Cambodia jails Australian ‘spy’

SCAPEGOAT?:Human Rights Watch said James Ricketson was used as an excuse to crack down on opposition and his trial ‘exposed everything wrong’ with the judiciary


Sat, Sep 01, 2018 - Page 6

An Australian filmmaker was yesterday sentenced to six years in prison in Cambodia after being convicted of espionage in a case that Human Rights Watch slammed as a “ludicrous charade.”

James Ricketson has been held in jail since his arrest in June last year after he flew a drone over a rally held by the opposition Cambodia National Rescue Party, which was dissolved months later.

The party’s dissolution paved the way for Cambodian Prime Minister Hun Sen to win a clean sweep of all parliamentary seats in July’s national election, which Western democracies have said was flawed in the absence of a viable opposition.

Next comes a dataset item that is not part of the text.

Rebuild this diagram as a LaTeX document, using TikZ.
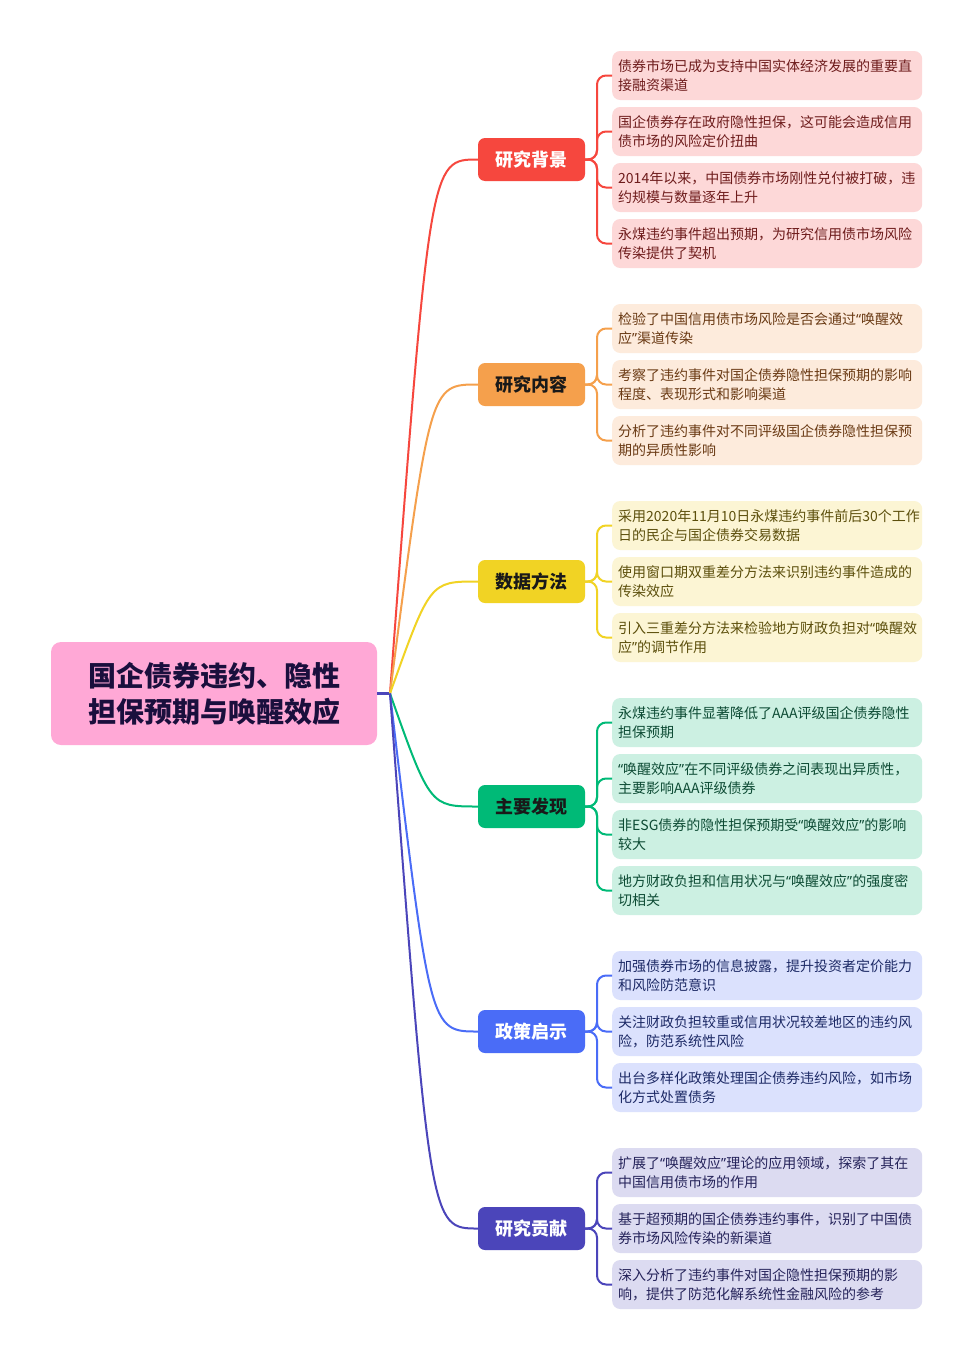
\documentclass[tikz,border=0pt]{standalone}
\usepackage{fontspec}
\setmainfont{Noto Sans CJK SC}
\newfontfamily\qfont{Noto Sans}
\newcommand\oq{{\qfont “}}
\newcommand\cq{{\qfont ”}}
\usetikzlibrary{calc}
\definecolor{cRed}{HTML}{F6473E}
\definecolor{cRedL}{HTML}{FDD8D8}
\definecolor{cRedT}{HTML}{6E1C1C}
\definecolor{cOra}{HTML}{F5A04C}
\definecolor{cOraL}{HTML}{FDEBDC}
\definecolor{cOraT}{HTML}{6A3A14}
\definecolor{cYel}{HTML}{F1D324}
\definecolor{cYelL}{HTML}{FCF5D4}
\definecolor{cYelT}{HTML}{5C4F0C}
\definecolor{cGre}{HTML}{00BA77}
\definecolor{cGreL}{HTML}{CCF0E2}
\definecolor{cGreT}{HTML}{0D4B34}
\definecolor{cBlu}{HTML}{4A6CF7}
\definecolor{cBluL}{HTML}{DBE1FD}
\definecolor{cBluT}{HTML}{1D2A66}
\definecolor{cPur}{HTML}{4B45BA}
\definecolor{cPurL}{HTML}{DCDBF1}
\definecolor{cPurT}{HTML}{25235A}
\definecolor{cRoot}{HTML}{FFA8D6}
\definecolor{cRootT}{HTML}{1A0F3D}
\begin{document}
\begin{tikzpicture}[x=1pt,y=-1pt,
  rootbox/.style={rounded corners=10, minimum width=326, minimum height=103, align=center,
    fill=cRoot, text=cRootT, font=\fontsize{28}{36}\selectfont\bfseries, inner sep=0},
  branchbox/.style={rounded corners=7, minimum width=107, minimum height=43, inner sep=0,
    font=\fontsize{18}{22}\selectfont\bfseries},
  leafbox/.style={rounded corners=8, minimum width=310, minimum height=49, anchor=west,
    text width=298, inner xsep=6, inner ysep=0, align=left, font=\fontsize{14}{19}\selectfont},
  bconn/.style={line width=2pt},
  lconn/.style={line width=2pt, rounded corners=9},
]
\useasboundingbox (0,0) rectangle (973,1360);
\fill[white] (0,0) rectangle (973,1360);

% root
\node[rootbox] (root) at (214,693.5) {国企债券违约、隐性\\担保预期与唤醒效应};
\coordinate (J) at (390,693.5);
\coordinate (cx) at (430,0);
\coordinate (tx) at (597,0);

% branches
\node[branchbox, fill=cRed, text=white] (b1) at (531.5,159.5) {研究背景};
\node[branchbox, fill=cOra, text=black!90] (b2) at (531.5,384.5) {研究内容};
\node[branchbox, fill=cYel, text=black!90] (b3) at (531.5,581.5) {数据方法};
\node[branchbox, fill=cGre, text=black!90] (b4) at (531.5,806.5) {主要发现};
\node[branchbox, fill=cBlu, text=white] (b5) at (531.5,1031.5) {政策启示};
\node[branchbox, fill=cPur, text=white] (b6) at (531.5,1228.5) {研究贡献};

% leaves
\node[leafbox, fill=cRedL, text=cRedT] (l11) at (612,75.5) {债券市场已成为支持中国实体经济发展的重要直\\接融资渠道};
\node[leafbox, fill=cRedL, text=cRedT] (l12) at (612,131.5) {国企债券存在政府隐性担保，这可能会造成信用\\债市场的风险定价扭曲};
\node[leafbox, fill=cRedL, text=cRedT] (l13) at (612,187.5) {2014年以来，中国债券市场刚性兑付被打破，违\\约规模与数量逐年上升};
\node[leafbox, fill=cRedL, text=cRedT] (l14) at (612,243.5) {永煤违约事件超出预期，为研究信用债市场风险\\传染提供了契机};

\node[leafbox, fill=cOraL, text=cOraT] (l21) at (612,328.5) {检验了中国信用债市场风险是否会通过\oq 唤醒效\\应\cq 渠道传染};
\node[leafbox, fill=cOraL, text=cOraT] (l22) at (612,384.5) {考察了违约事件对国企债券隐性担保预期的影响\\程度、表现形式和影响渠道};
\node[leafbox, fill=cOraL, text=cOraT] (l23) at (612,440.5) {分析了违约事件对不同评级国企债券隐性担保预\\期的异质性影响};

\node[leafbox, fill=cYelL, text=cYelT] (l31) at (612,525.5) {采用2020年11月10日永煤违约事件前后30个工作\\日的民企与国企债券交易数据};
\node[leafbox, fill=cYelL, text=cYelT] (l32) at (612,581.5) {使用窗口期双重差分方法来识别违约事件造成的\\传染效应};
\node[leafbox, fill=cYelL, text=cYelT] (l33) at (612,637.5) {引入三重差分方法来检验地方财政负担对\oq 唤醒效\\应\cq 的调节作用};

\node[leafbox, fill=cGreL, text=cGreT] (l41) at (612,722.5) {永煤违约事件显著降低了AAA评级国企债券隐性\\担保预期};
\node[leafbox, fill=cGreL, text=cGreT] (l42) at (612,778.5) {\oq 唤醒效应\cq 在不同评级债券之间表现出异质性，\\主要影响AAA评级债券};
\node[leafbox, fill=cGreL, text=cGreT] (l43) at (612,834.5) {非ESG债券的隐性担保预期受\oq 唤醒效应\cq 的影响\\较大};
\node[leafbox, fill=cGreL, text=cGreT] (l44) at (612,890.5) {地方财政负担和信用状况与\oq 唤醒效应\cq 的强度密\\切相关};

\node[leafbox, fill=cBluL, text=cBluT] (l51) at (612,975.5) {加强债券市场的信息披露，提升投资者定价能力\\和风险防范意识};
\node[leafbox, fill=cBluL, text=cBluT] (l52) at (612,1031.5) {关注财政负担较重或信用状况较差地区的违约风\\险，防范系统性风险};
\node[leafbox, fill=cBluL, text=cBluT] (l53) at (612,1087.5) {出台多样化政策处理国企债券违约风险，如市场\\化方式处置债务};

\node[leafbox, fill=cPurL, text=cPurT] (l61) at (612,1172.5) {扩展了\oq 唤醒效应\cq 理论的应用领域，探索了其在\\中国信用债市场的作用};
\node[leafbox, fill=cPurL, text=cPurT] (l62) at (612,1228.5) {基于超预期的国企债券违约事件，识别了中国债\\券市场风险传染的新渠道};
\node[leafbox, fill=cPurL, text=cPurT] (l63) at (612,1284.5) {深入分析了违约事件对国企隐性担保预期的影\\响，提供了防范化解系统性金融风险的参考};

% root to junction
\draw[line width=2.5pt, cPur] (root.east) -- (J);

% branch connectors
\foreach \b/\c in {b1/cRed, b2/cOra, b3/cYel, b4/cGre, b5/cBlu, b6/cPur}{
  \draw[bconn, \c] (J) .. controls (cx |- \b.west) and (cx |- \b.west) .. (\b.west);
}

% leaf connectors
\foreach \b/\l/\c in {b1/l11/cRed, b1/l12/cRed, b1/l13/cRed, b1/l14/cRed,
  b2/l21/cOra, b2/l22/cOra, b2/l23/cOra,
  b3/l31/cYel, b3/l32/cYel, b3/l33/cYel,
  b4/l41/cGre, b4/l42/cGre, b4/l43/cGre, b4/l44/cGre,
  b5/l51/cBlu, b5/l52/cBlu, b5/l53/cBlu,
  b6/l61/cPur, b6/l62/cPur, b6/l63/cPur}{
  \draw[lconn, \c] (\b.east) -- (tx |- \b.east) |- (\l.west);
}
\end{tikzpicture}
\end{document}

After a six-day trial, Judge Seng Leang found 69-year-old Ricketson guilty on two charges of espionage.

“We have decided to convict [him] to six years in prison for espionage and collecting harmful information that could affect national defense,” he said.

The prosecution had accused Ricketson of working as a filmmaker in Cambodia for years as a cover for espionage.

“Unbelievable — which country am I spying for?” Ricketson asked out loud in court.

His lawyer, Kong Sam Onn, told reporters waiting outside the court that he plans to request a royal pardon from Cambodian King Norodom Sihamoni.

Earlier this week, 14 opposition lawmakers and activists jailed before the election were released after sending apology letters to Hun Sen, who said he sent them on to the monarch.

Calling the result “devastating,” Ricketson’s son Jesse said he could not comment on whether an apology letter to Hun Sen was forthcoming to secure his father’s release.

Human Rights Watch deputy Asia director Phil Robertson decried the court’s findings, saying that the trial “exposed everything that’s wrong with the Cambodian judicial system.”

Ricketson was used as a “scapegoat” by the Cambodian government to crack down on political opposition, Robertson said.

He also criticized what he said was inaction by the Australian government in “failing to publicly and consistently challenge this ludicrous charade and demand Ricketson’s immediate and unconditional release.”

In the months leading up to the election, Hun Sen’s government cracked down on opposition lawmakers, journalists and activists.

Ricketson has faced legal problems in the country in the past.

He was in 2014 handed a two-year suspended prison sentence for allegedly threatening to broadcast allegations that a church working in Cambodia had sold children.

Two years later, he was fined after a court found him guilty of defaming an anti-pedophile non-governmental organization by accusing the group of manipulating witnesses.